Who is this webinar for?

This session is designed for:

  • people with leadership, human resources management or learning and development responsibilities.
  • managers with a responsibility for the productivity and talent management of teams and individuals.

About our speaker

Dr Theresa (Terri) Simpkin is an Associate Professor and Head of MBA Programmes (International) & Director, Executive MBA & Senior Leadership Degree Apprenticeship at the  University of Nottingham.  She is an industry focused academic with a broad career that includes both vocational and higher education. She has worked internationally with industry associations,  large organisations and SMEs as a consultant and educator.  She is a chartered member of the CIPD and a Certified Practitioner of the Australian Human Resources Institute.  A keen supporter of technical education she is a Trustee of the Baker Dearing Trust and a STEM Ambassador.

She has advised the Tasmanian government on skills, labour and training strategies and informed the Australian Government on skills shortages and labour market issues. She is currently a member of the global advisory committee to the Data Centre Sector on skills, education and inclusion.

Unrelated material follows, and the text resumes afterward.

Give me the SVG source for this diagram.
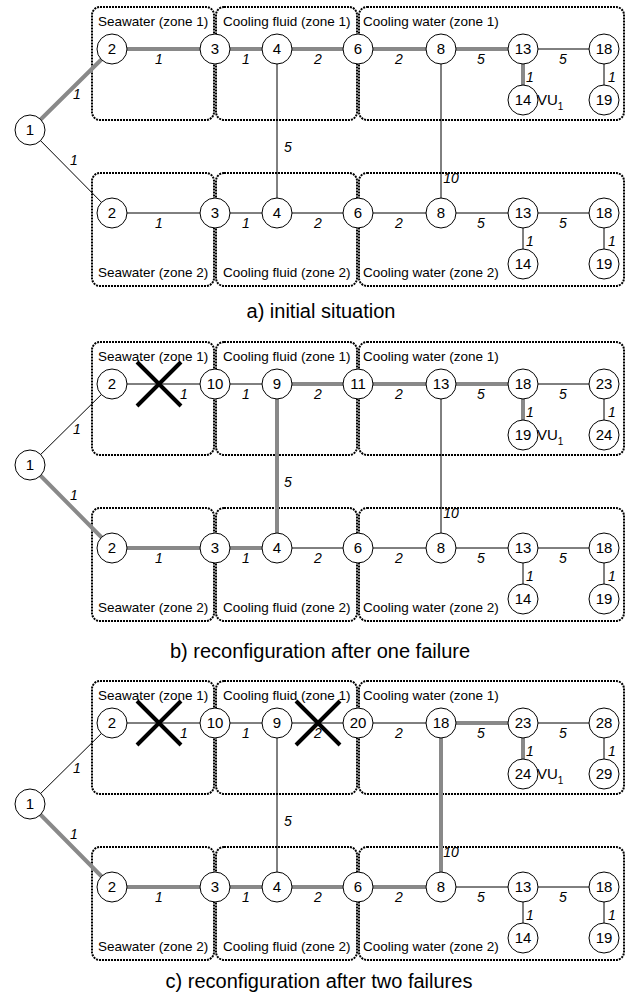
<svg xmlns="http://www.w3.org/2000/svg" width="626" height="993" viewBox="0 0 626 993">
<defs>
<style>
.box{fill:none;stroke:#000;stroke-width:2;stroke-dasharray:2 1}
.e{fill:none;stroke:#000;stroke-width:1}
.h{fill:none;stroke:#898989;stroke-width:4}
.n circle{fill:#fff;stroke:#000;stroke-width:1}
.n text{font-family:"Liberation Sans",Arial,sans-serif;font-size:15px;text-anchor:middle;fill:#000}
.el{font-family:"Liberation Sans",Arial,sans-serif;font-size:14px;font-style:italic;text-anchor:middle;fill:#000}
.zl{font-family:"Liberation Sans",Arial,sans-serif;font-size:13.5px;fill:#000}
.vu{font-family:"Liberation Sans",Arial,sans-serif;font-size:15px;fill:#000}
.sub{font-family:"Liberation Sans",Arial,sans-serif;font-size:10px;fill:#000}
.cap{font-family:"Liberation Sans",Arial,sans-serif;font-size:20px;text-anchor:middle;fill:#000}
.x{stroke:#000;stroke-width:4;fill:none}
</style>
<g id="zones">
<rect class="box" x="92" y="7" width="122" height="113" rx="8"/>
<rect class="box" x="216" y="7" width="141" height="113" rx="8"/>
<rect class="box" x="359" y="7" width="265" height="113" rx="8"/>
<rect class="box" x="92" y="173" width="122" height="113" rx="8"/>
<rect class="box" x="216" y="173" width="141" height="113" rx="8"/>
<rect class="box" x="359" y="173" width="265" height="113" rx="8"/>
<text class="zl" x="98" y="26">Seawater (zone 1)</text>
<text class="zl" x="223" y="26">Cooling fluid (zone 1)</text>
<text class="zl" x="363" y="26">Cooling water (zone 1)</text>
<text class="zl" x="98" y="277">Seawater (zone 2)</text>
<text class="zl" x="223" y="277">Cooling fluid (zone 2)</text>
<text class="zl" x="363" y="277">Cooling water (zone 2)</text>
</g>
<g id="edgelabels-common">
<text class="el" x="77" y="99">1</text>
<text class="el" x="74" y="165">1</text>
<text class="el" x="246" y="64">1</text>
<text class="el" x="399" y="64">2</text>
<text class="el" x="481" y="64">5</text>
<text class="el" x="563" y="64">5</text>
<text class="el" x="530" y="82">1</text>
<text class="el" x="612" y="82">1</text>
<text class="el" x="159" y="228">1</text>
<text class="el" x="246" y="228">1</text>
<text class="el" x="318" y="228">2</text>
<text class="el" x="399" y="228">2</text>
<text class="el" x="481" y="228">5</text>
<text class="el" x="563" y="228">5</text>
<text class="el" x="530" y="246">1</text>
<text class="el" x="612" y="246">1</text>
<text class="el" x="288" y="152">5</text>
<text class="el" x="451" y="183">10</text>
</g>
</defs>

<!-- Panel a -->
<g id="panel-a">
<use href="#zones"/>
<g id="a-connectors">
<path class="e" d="M30 130 L112 213 M277 49 V213 M441 49 V213 M523 49 H604 M604 49 V100 M112 213 H604 M523 213 V264 M604 213 V264"/>
<path class="h" d="M30 130 L112 49 M112 49 H523 M523 49 V100"/>
</g>
<g id="a-edge-labels">
<use href="#edgelabels-common"/>
<text class="el" x="159" y="64">1</text>
<text class="el" x="318" y="64">2</text>
</g>
<g id="a-n1" class="n"><circle cx="30" cy="130" r="15"/><text x="30" y="135">1</text></g>
<g id="a-t2" class="n"><circle cx="112" cy="49" r="15"/><text x="112" y="54">2</text></g>
<g id="a-t3" class="n"><circle cx="215" cy="49" r="15"/><text x="215" y="54">3</text></g>
<g id="a-t4" class="n"><circle cx="277" cy="49" r="15"/><text x="277" y="54">4</text></g>
<g id="a-t6" class="n"><circle cx="358" cy="49" r="15"/><text x="358" y="54">6</text></g>
<g id="a-t8" class="n"><circle cx="441" cy="49" r="15"/><text x="441" y="54">8</text></g>
<g id="a-t13" class="n"><circle cx="523" cy="49" r="15"/><text x="523" y="54">13</text></g>
<g id="a-t18" class="n"><circle cx="604" cy="49" r="15"/><text x="604" y="54">18</text></g>
<g id="a-t14" class="n"><circle cx="523" cy="100" r="15"/><text x="523" y="105">14</text></g>
<g id="a-t19" class="n"><circle cx="604" cy="100" r="15"/><text x="604" y="105">19</text></g>
<g id="a-b2" class="n"><circle cx="112" cy="213" r="15"/><text x="112" y="218">2</text></g>
<g id="a-b3" class="n"><circle cx="215" cy="213" r="15"/><text x="215" y="218">3</text></g>
<g id="a-b4" class="n"><circle cx="277" cy="213" r="15"/><text x="277" y="218">4</text></g>
<g id="a-b6" class="n"><circle cx="358" cy="213" r="15"/><text x="358" y="218">6</text></g>
<g id="a-b8" class="n"><circle cx="441" cy="213" r="15"/><text x="441" y="218">8</text></g>
<g id="a-b13" class="n"><circle cx="523" cy="213" r="15"/><text x="523" y="218">13</text></g>
<g id="a-b18" class="n"><circle cx="604" cy="213" r="15"/><text x="604" y="218">18</text></g>
<g id="a-b14" class="n"><circle cx="523" cy="264" r="15"/><text x="523" y="269">14</text></g>
<g id="a-b19" class="n"><circle cx="604" cy="264" r="15"/><text x="604" y="269">19</text></g>
<text class="vu" x="537" y="105">VU<tspan class="sub" dy="5">1</tspan></text>
<text class="cap" x="321" y="318">a) initial situation</text>
</g>

<!-- Panel b -->
<g id="panel-b" transform="translate(0,335)">
<use href="#zones"/>
<g id="b-connectors">
<path class="e" d="M30 130 L112 49 M112 49 H277 M441 49 V213 M523 49 H604 M604 49 V100 M277 213 H604 M523 213 V264 M604 213 V264"/>
<path class="h" d="M30 130 L112 213 M112 213 H277 M277 49 V213 M277 49 H523 M523 49 V100"/>
</g>
<g id="b-edge-labels">
<use href="#edgelabels-common"/>
<text class="el" x="184" y="64">1</text>
<text class="el" x="318" y="64">2</text>
</g>
<g id="b-n1" class="n"><circle cx="30" cy="130" r="15"/><text x="30" y="135">1</text></g>
<g id="b-t2" class="n"><circle cx="112" cy="49" r="15"/><text x="112" y="54">2</text></g>
<g id="b-t10" class="n"><circle cx="215" cy="49" r="15"/><text x="215" y="54">10</text></g>
<g id="b-t9" class="n"><circle cx="277" cy="49" r="15"/><text x="277" y="54">9</text></g>
<g id="b-t11" class="n"><circle cx="358" cy="49" r="15"/><text x="358" y="54">11</text></g>
<g id="b-t13" class="n"><circle cx="441" cy="49" r="15"/><text x="441" y="54">13</text></g>
<g id="b-t18" class="n"><circle cx="523" cy="49" r="15"/><text x="523" y="54">18</text></g>
<g id="b-t23" class="n"><circle cx="604" cy="49" r="15"/><text x="604" y="54">23</text></g>
<g id="b-t19" class="n"><circle cx="523" cy="100" r="15"/><text x="523" y="105">19</text></g>
<g id="b-t24" class="n"><circle cx="604" cy="100" r="15"/><text x="604" y="105">24</text></g>
<g id="b-b2" class="n"><circle cx="112" cy="213" r="15"/><text x="112" y="218">2</text></g>
<g id="b-b3" class="n"><circle cx="215" cy="213" r="15"/><text x="215" y="218">3</text></g>
<g id="b-b4" class="n"><circle cx="277" cy="213" r="15"/><text x="277" y="218">4</text></g>
<g id="b-b6" class="n"><circle cx="358" cy="213" r="15"/><text x="358" y="218">6</text></g>
<g id="b-b8" class="n"><circle cx="441" cy="213" r="15"/><text x="441" y="218">8</text></g>
<g id="b-b13" class="n"><circle cx="523" cy="213" r="15"/><text x="523" y="218">13</text></g>
<g id="b-b18" class="n"><circle cx="604" cy="213" r="15"/><text x="604" y="218">18</text></g>
<g id="b-b14" class="n"><circle cx="523" cy="264" r="15"/><text x="523" y="269">14</text></g>
<g id="b-b19" class="n"><circle cx="604" cy="264" r="15"/><text x="604" y="269">19</text></g>
<text class="vu" x="537" y="105">VU<tspan class="sub" dy="5">1</tspan></text>
<path class="x" d="M137 27 L181 71 M181 27 L137 71"/>
<text class="cap" x="320" y="323">b) reconfiguration after one failure</text>
</g>

<!-- Panel c -->
<g id="panel-c" transform="translate(0,674)">
<use href="#zones"/>
<g id="c-connectors">
<path class="e" d="M30 130 L112 49 M112 49 H441 M277 49 V213 M523 49 H604 M604 49 V100 M441 213 H604 M523 213 V264 M604 213 V264"/>
<path class="h" d="M30 130 L112 213 M112 213 H441 M441 49 V213 M441 49 H523 M523 49 V100"/>
</g>
<g id="c-edge-labels">
<use href="#edgelabels-common"/>
<text class="el" x="184" y="64">1</text>
<text class="el" x="318" y="64">2</text>
</g>
<g id="c-n1" class="n"><circle cx="30" cy="130" r="15"/><text x="30" y="135">1</text></g>
<g id="c-t2" class="n"><circle cx="112" cy="49" r="15"/><text x="112" y="54">2</text></g>
<g id="c-t10" class="n"><circle cx="215" cy="49" r="15"/><text x="215" y="54">10</text></g>
<g id="c-t9" class="n"><circle cx="277" cy="49" r="15"/><text x="277" y="54">9</text></g>
<g id="c-t20" class="n"><circle cx="358" cy="49" r="15"/><text x="358" y="54">20</text></g>
<g id="c-t18" class="n"><circle cx="441" cy="49" r="15"/><text x="441" y="54">18</text></g>
<g id="c-t23" class="n"><circle cx="523" cy="49" r="15"/><text x="523" y="54">23</text></g>
<g id="c-t28" class="n"><circle cx="604" cy="49" r="15"/><text x="604" y="54">28</text></g>
<g id="c-t24" class="n"><circle cx="523" cy="100" r="15"/><text x="523" y="105">24</text></g>
<g id="c-t29" class="n"><circle cx="604" cy="100" r="15"/><text x="604" y="105">29</text></g>
<g id="c-b2" class="n"><circle cx="112" cy="213" r="15"/><text x="112" y="218">2</text></g>
<g id="c-b3" class="n"><circle cx="215" cy="213" r="15"/><text x="215" y="218">3</text></g>
<g id="c-b4" class="n"><circle cx="277" cy="213" r="15"/><text x="277" y="218">4</text></g>
<g id="c-b6" class="n"><circle cx="358" cy="213" r="15"/><text x="358" y="218">6</text></g>
<g id="c-b8" class="n"><circle cx="441" cy="213" r="15"/><text x="441" y="218">8</text></g>
<g id="c-b13" class="n"><circle cx="523" cy="213" r="15"/><text x="523" y="218">13</text></g>
<g id="c-b18" class="n"><circle cx="604" cy="213" r="15"/><text x="604" y="218">18</text></g>
<g id="c-b14" class="n"><circle cx="523" cy="264" r="15"/><text x="523" y="269">14</text></g>
<g id="c-b19" class="n"><circle cx="604" cy="264" r="15"/><text x="604" y="269">19</text></g>
<text class="vu" x="537" y="105">VU<tspan class="sub" dy="5">1</tspan></text>
<path class="x" d="M137 27 L181 71 M181 27 L137 71 M296 27 L340 71 M340 27 L296 71"/>
<text class="cap" x="319" y="314">c) reconfiguration after two failures</text>
</g>
</svg>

Key achievements as an educator include developing the first (and multiple award winning) hotel school in Tasmania, writing and delivering the world’s first and only Masters in Data Centre Leadership and Management being voted one of the 50 most influential women in the global data economy for her work on workforce development. Terri has also recently ben awarded the Agent of Change - Brynn Fowler award trophy at the Global Women in Tech and Telco Awards.

As an academic Terri is currently invested in examining emerging managerial and leadership paradigms for the fourth industrial age, contemporary inclusion practices and the impostor phenomenon (IP).  This work has a focus on inclusion, productivity, psychological health and the minimisation of implicit bias in organisational and social structures.